Fri, 10/08/2010 - 11:30 -- Eugene Holley Jr.

The History of White People

Nell Irvin Painter

$27.95

Sat, 03/13/2010

W.W. Norton & Company

It’s easy to assume that the racial designation ‘white” has remained unchanged throughout history. But as Princeton historian Nell Irvin Painter – an award-winning historian of American history, and the author of several critically-acclaimed books including, Sojourner Truth, and Creating Black-Americans, methodically and masterfully argues in this important work – whiteness has never been fixed, and it has always been influenced by economic, social, religious, and political ideologies.


Professor Painter shows us through ancient Greek and Roman writers like Diodurus, Julius Caesar, and Herodotus that no concept of race existed in their time. In fact, they depicted their fellow white inhabitants of France, Germany and England as barbarians, as evidenced by the millennia-long practice of white-on white slave trading. “The race narrative ignores early European slavery, and the mixing it entailed,” writes Painter, “leading today’s readers to find the idea of white slavery far-fetched.

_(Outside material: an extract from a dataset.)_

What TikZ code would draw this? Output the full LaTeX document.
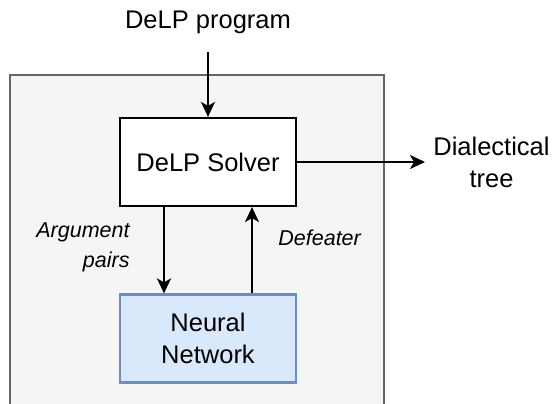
\documentclass[tikz,border=0pt]{standalone}
\usepackage{fontspec}
\setmainfont{Liberation Sans}
\usetikzlibrary{arrows, arrows.meta, positioning}
\definecolor{panelfill}{HTML}{F5F5F5}
\definecolor{paneldraw}{HTML}{666666}
\definecolor{netfill}{HTML}{DAE8FC}
\definecolor{netdraw}{HTML}{6C8EBF}
\begin{document}
\begin{tikzpicture}[x=0.5pt, y=-0.5pt]
				\tikzstyle{Box} = [rectangle, minimum width=88pt, minimum height=44pt, text centered, draw=black, line width=1.1pt, fill=white, font=\fontsize{12.75}{16}\selectfont]
				\tikzstyle{Label} = [inner sep=0pt, font=\fontsize{12.75}{16}\selectfont]
				\tikzstyle{Edge} = [inner sep=0pt, font=\itshape\fontsize{10.75}{15}\selectfont]
				\tikzstyle{arrow} = [line width=1.1pt,->,>={Stealth[length=7.5pt, width=7pt, inset=2pt]}]
				
				\useasboundingbox (0, 0) rectangle (553, 403);
				\fill [panelfill] (10, 75) rectangle (384, 410);
				\draw [paneldraw, line width=1.1pt] (10, 410) -- (10, 75) -- (384, 75) -- (384, 410);
				
				\node (solver) [Box] at (208, 162) {DeLP Solver};
				\node (net) [Box, draw=netdraw, fill=netfill, align=center] at (208, 338.5) {Neural\\Network};
				\node (prog) [Label, anchor=base] at (208, 28) {DeLP program};
				\node (tree) [Label, align=center, anchor=west] at (433, 162) {Dialectical\\tree};
				\node (args) [Edge, align=right, anchor=east] at (130, 247) {Argument\\pairs};
				\node (defeat) [Edge, anchor=base west] at (278, 245.7) {Defeater};
				
				\draw [arrow, shorten <=9pt] (prog.south) -- (solver.north);
				\draw [arrow, shorten >=4pt] (solver.east) -- (solver.east -| tree.west);
				\draw [arrow] ([xshift=-22pt]solver.south) -- ([xshift=-22pt]net.north);
				\draw [arrow] ([xshift=22pt]net.north) -- ([xshift=22pt]solver.south);
			\end{tikzpicture}
\end{document}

But in the land we now call Europe, most slaves were white, and that fact was unremarkable.”


But after the Middle Passage, white slavery took on a darker dimension, augmented by the arbitrary racial classifications of German taxonomist Johann F. Blumenbach, who declared that a human skull from the Caucasus Mountains, where the whitetest people lived, was more beautiful than all other races. Moving from the Enlightenment to the present day, Painter unveils how, through law, literature, and especially pseudo-science, swarthy Italian, Irish, and Jewish immigrants to America, slowly became white, when measured against the one-drop rule that designates African descent.


In the hands of a racial propagandist this could have been an ugly book. But Painter navigates the colored-coded, land mines of this topic with her clear-eyed, and measured prose that shows us how Europeans went from being Celts, Saxons, Lombards, and Teutons to whites. Thankfully, the mixed multiracial reality of our age is making whiteness, and to some degree, all racial markers obsolete.